Паунд с равной энергией восставал против эстетики Руссо и эстетики "машины" — бегства от современности и обожествления цивилизации:
Если Америка что-нибудь внесла или внесет в общую эстетическую сокровищницу, то, вероятно, это будет эстетика машины, эстетика фарфоровых ванн, кубической формы помещений, расписанных Риполэном, эстетика больничных палат с патентованными вентиляторами и пылепоглотителями по углам.
Место вздохов и ватерклозетов должна занять великая культура, традиция, классика, то, что прошло испытание вечностью.
…традиция — это красота, которую мы храним, а не путы, которые нас связывают. Традиция, если принять такое ее истолкование, зародилась не в 1870 году, не в 1776, не в 1632, не в 1564. Она зародилась даже не во времена Чосера. Две великие традиции в лирике — это традиция мелических поэтов и традиция провансальцев. Из творчества первых выросла, по сути, вся поэзия древнего мира, из творчества вторых — практически вся поэзия современной эпохи.
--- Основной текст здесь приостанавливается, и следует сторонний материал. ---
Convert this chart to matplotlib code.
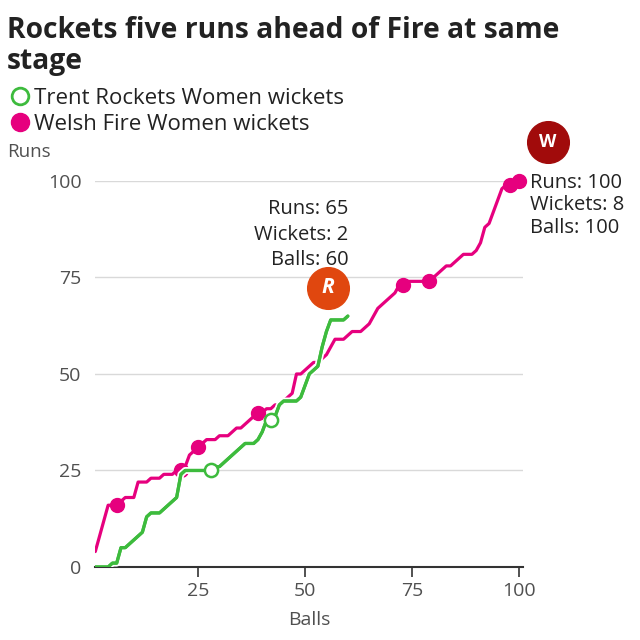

Почему все "пророки и поэты", столь разные и неповторимые, были едины в безоговорочной, доходящей до пафоса поддержке традиции? У меня есть один ответ: живя в век революций, войн и "прогресса", все они, подлинные обновители культуры, видели единственную защиту от поднимающего голову "грядущего хама" в "реакционности" традиции. Впрочем, сам Паунд не признавал существования традиций демократических или реакционных, прогрессивных или консервативных — для него существовала только культурная традиция, этому "грядущему хаму" противостоящая. Во всем остальном наполнение понятия "традиция" было у них разное: для Элиота традиция была неотделима от религии, для Паунда — от мелических поэтов и провансальцев…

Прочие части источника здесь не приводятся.